Saturday, July 11, 2009

Book Reviews: The Mudbound Garden

I've only got two books to tell you about today but they're both excellent so you're getting quality, if not quantity!

The Forgotten Garden, Kate Morton
I ordered this book to fill out a $25 order on amazon and it was well worth it. The Forgotten Garden is like The Secret Garden for grownups. Part mystery, partly the tale of two very different women, this book sucked me in from the start. It's set in both Australia and England, in the present day, the 1970s, and the turn of the century. In 1913 a young girl arrives in Australia on a ship from England and no one is there to claim her. She has only a small suitcase to identify herself. Years later she, and then her granddaughter, try to piece together her family's story. It's a long book but I tore through it in just a few days because I couldn't put it down!

Mudbound, Hillary Jordan
I read a glowing review of this debut novel so I checked it out of the library without really knowing what to expect. I was completely blown away.
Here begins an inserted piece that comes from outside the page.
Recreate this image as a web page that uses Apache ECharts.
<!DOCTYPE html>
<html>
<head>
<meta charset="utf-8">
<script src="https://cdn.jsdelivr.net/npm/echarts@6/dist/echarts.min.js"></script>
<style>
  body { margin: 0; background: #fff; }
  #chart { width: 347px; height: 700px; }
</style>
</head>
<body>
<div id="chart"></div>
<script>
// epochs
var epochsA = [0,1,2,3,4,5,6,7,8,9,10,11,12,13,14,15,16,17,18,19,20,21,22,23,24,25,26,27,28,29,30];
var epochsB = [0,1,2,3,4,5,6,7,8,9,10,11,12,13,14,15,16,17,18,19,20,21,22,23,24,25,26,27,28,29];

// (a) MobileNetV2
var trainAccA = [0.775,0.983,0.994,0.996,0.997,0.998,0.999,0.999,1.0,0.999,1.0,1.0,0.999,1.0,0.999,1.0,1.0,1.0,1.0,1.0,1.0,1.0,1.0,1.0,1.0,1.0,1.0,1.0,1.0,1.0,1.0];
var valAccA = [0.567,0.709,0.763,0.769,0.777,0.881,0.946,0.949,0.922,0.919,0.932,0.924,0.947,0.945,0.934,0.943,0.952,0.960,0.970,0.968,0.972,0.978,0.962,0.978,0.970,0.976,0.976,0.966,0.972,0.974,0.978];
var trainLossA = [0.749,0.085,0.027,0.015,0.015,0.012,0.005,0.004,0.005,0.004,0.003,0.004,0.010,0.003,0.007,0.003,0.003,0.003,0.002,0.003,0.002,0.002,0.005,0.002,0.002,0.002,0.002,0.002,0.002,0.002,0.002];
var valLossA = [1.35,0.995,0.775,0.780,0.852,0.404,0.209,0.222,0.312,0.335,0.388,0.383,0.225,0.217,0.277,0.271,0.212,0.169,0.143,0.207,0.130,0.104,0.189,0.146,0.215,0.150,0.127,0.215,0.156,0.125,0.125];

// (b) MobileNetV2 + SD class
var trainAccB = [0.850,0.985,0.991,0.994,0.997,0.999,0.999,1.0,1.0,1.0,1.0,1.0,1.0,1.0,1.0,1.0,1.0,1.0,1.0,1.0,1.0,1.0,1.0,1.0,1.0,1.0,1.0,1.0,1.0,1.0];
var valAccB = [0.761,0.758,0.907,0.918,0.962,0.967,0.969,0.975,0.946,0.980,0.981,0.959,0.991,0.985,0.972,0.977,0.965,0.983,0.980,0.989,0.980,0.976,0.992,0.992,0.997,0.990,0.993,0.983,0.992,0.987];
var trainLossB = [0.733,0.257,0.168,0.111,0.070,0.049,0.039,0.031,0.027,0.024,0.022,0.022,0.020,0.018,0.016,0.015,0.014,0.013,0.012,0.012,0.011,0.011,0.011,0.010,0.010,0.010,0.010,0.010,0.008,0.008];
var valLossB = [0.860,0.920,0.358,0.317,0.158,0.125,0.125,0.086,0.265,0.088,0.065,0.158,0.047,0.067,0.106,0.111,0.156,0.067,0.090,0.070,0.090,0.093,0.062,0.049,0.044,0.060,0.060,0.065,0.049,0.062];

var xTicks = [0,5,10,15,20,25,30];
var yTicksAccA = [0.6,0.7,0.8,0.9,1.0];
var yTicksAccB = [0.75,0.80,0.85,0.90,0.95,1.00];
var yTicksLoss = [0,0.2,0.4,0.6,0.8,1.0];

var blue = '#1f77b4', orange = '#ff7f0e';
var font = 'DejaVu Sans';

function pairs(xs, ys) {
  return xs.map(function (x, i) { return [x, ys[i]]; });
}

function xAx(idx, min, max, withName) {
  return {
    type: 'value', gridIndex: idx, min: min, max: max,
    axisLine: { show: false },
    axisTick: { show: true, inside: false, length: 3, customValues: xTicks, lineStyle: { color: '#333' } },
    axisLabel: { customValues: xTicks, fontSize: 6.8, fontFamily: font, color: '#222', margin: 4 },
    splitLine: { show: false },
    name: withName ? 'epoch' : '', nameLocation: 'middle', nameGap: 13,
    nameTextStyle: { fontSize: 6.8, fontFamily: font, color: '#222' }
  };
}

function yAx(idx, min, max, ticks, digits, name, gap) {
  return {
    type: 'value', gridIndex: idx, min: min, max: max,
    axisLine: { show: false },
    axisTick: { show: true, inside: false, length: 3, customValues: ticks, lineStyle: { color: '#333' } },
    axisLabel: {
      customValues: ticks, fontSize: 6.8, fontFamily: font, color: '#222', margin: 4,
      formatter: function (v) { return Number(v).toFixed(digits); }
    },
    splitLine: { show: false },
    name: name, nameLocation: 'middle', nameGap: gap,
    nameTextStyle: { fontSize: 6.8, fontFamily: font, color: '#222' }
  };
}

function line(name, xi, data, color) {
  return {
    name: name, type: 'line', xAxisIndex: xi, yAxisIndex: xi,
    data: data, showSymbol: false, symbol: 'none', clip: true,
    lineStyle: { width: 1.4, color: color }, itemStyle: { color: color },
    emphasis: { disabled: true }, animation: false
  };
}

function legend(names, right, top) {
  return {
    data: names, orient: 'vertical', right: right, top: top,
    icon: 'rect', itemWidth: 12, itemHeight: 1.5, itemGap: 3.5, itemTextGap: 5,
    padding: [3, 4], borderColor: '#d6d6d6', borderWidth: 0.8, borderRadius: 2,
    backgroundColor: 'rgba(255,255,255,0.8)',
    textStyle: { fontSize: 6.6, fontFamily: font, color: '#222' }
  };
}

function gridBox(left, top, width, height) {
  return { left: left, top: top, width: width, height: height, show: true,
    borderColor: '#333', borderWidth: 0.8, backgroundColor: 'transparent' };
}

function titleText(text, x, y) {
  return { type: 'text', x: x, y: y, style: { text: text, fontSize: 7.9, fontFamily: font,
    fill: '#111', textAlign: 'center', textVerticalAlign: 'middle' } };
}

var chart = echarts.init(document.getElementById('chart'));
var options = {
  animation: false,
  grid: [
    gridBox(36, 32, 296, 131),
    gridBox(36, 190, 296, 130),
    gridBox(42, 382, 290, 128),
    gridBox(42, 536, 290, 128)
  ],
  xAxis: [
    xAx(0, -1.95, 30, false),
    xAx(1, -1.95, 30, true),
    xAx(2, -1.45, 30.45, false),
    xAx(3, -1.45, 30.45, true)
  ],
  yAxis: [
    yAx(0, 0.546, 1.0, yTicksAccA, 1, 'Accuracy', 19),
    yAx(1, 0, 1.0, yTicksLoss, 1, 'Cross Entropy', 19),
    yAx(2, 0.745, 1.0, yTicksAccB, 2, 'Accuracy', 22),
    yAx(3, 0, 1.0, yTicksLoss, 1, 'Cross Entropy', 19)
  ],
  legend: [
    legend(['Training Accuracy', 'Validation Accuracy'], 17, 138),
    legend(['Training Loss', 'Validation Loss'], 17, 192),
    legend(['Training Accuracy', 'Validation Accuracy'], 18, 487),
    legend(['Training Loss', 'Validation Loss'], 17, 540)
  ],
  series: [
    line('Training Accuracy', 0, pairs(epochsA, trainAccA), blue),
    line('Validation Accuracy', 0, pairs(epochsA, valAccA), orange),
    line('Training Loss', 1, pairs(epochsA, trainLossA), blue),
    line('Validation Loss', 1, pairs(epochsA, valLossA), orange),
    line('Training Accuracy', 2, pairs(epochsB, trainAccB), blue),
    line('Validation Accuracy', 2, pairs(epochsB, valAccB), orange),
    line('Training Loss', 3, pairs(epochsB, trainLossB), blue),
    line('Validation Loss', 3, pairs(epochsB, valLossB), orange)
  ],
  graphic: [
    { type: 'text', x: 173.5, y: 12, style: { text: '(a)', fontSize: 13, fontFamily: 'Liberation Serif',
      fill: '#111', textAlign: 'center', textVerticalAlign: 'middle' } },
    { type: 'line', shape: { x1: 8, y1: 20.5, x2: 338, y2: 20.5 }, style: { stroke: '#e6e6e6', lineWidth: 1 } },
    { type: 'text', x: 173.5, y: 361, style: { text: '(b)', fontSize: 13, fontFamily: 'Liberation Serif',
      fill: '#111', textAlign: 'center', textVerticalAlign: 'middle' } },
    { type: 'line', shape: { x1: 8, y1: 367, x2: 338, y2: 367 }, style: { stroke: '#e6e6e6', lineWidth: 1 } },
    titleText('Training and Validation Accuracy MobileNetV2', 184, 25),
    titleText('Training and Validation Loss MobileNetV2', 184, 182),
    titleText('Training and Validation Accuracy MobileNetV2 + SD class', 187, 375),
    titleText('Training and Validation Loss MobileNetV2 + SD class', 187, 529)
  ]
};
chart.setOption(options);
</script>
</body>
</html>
Set in post-WWII Mississippi, it tackles the racism that was rampant in the American south even after black soldiers returned from the war. A white family buys a rural farm which has tenant farmers, among them a well-educated (for the time) black family whose oldest son has just returned from Europe. The dynamics between the men and women, blacks and whites, and various classes are fascinating. The plot slowly picks up tempo until you are left breathless at the finish. When I closed the back cover I had to just sit for a few minutes, digest what had happened, and slowly return to the present day. Amazing.